Non-QM lender Deephaven Mortgage, owned by alternate investment firm Pretium, has appointed Aaron Drago as its chief operating officer.
“Aaron combines a depth of operational experience with a focused and disciplined approach to process optimization. This will serve Deephaven well as we scale operations to meet strong demand for our products,” said Deephaven president and CEO John Keratsis in a statement.
Drago’s responsibilities include continuing the optimization and performance of the company’s daily operations, its long-term growth, and ensuring the satisfaction of its customers and correspondent partners.
His aim is to empower brokers and correspondents to serve more non-QM borrowers, he said in a statement.

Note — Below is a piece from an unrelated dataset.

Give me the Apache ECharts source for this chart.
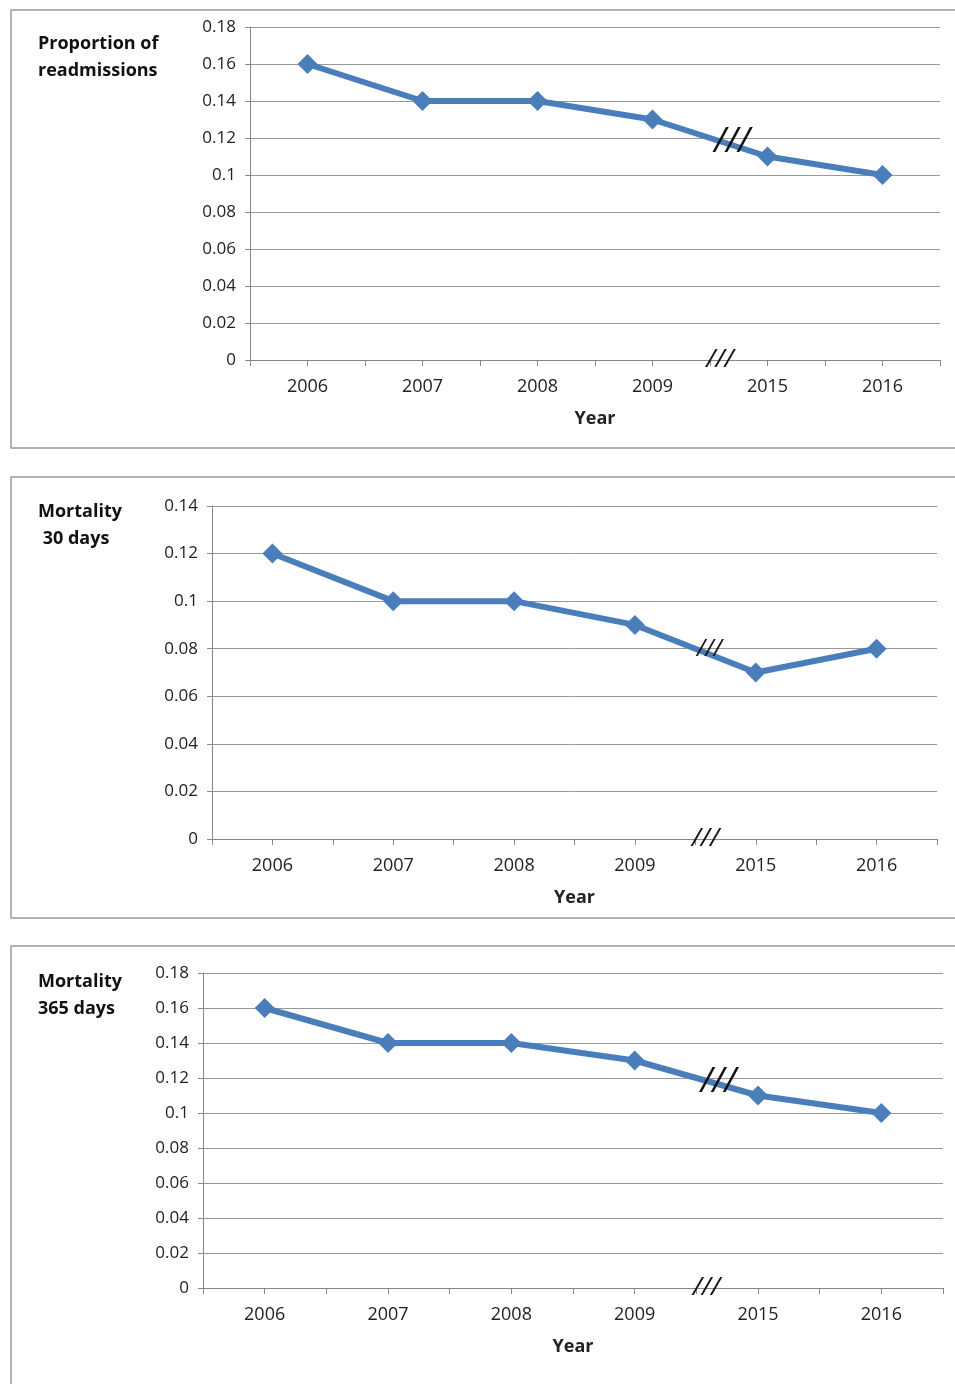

“In nautical terms, we’re a yacht, rather than a cruise ship, with the flexibility to make changes that cater to customers’ emerging needs,” Drago said. “I’m excited to help us innovate our operations and leverage technologies to build on that advantage…”
Prior to joining Deephaven, Drago was the chief operations officer for the Southeast and Mountain West divisions of Guaranteed Rate.
He has held several leadership positions, including senior vice president and head of home equity fulfillment, and SVP and head of digital and operations analytics at Wells Fargo; head of operations strategy and process governance and head of shared services innovation and excellence analytics and reporting at TD; the SVP, VP and AVP of various verticals at Bank of America; senior business intelligence consultant at Mariner and solutions architect at arcplan, Inc., among others.
Last month, Deephaven tapped business development veteran Tyler Bohn as its managing director of national accounts.
In April 2022, Deephaven appointed Anthony Gulotta to lead its wholesale sales on the East Coast and in June, Paul Howarth as its regional vice president of wholesale sales, to expand the firm’s non-QM footprint in the western half of the country.
In May, Lisa Heitzmann joined the company as its chief operating officer and later went on to join LGH Consulting LLC as its principal.
In 2020, the lender shuttered its non-QM operation and laid off workers, but made a return in 2021 and issued a $146.2 million security backed by non-QM mortgages.
Keratsis believes the non-QM market “is poised for long-term, sustainable growth,” he said in an interview with HousingWire last November. The company has plans to build its wholesale and correspondent distribution channels, and to add enhancements to its non-QM customer experience, he added.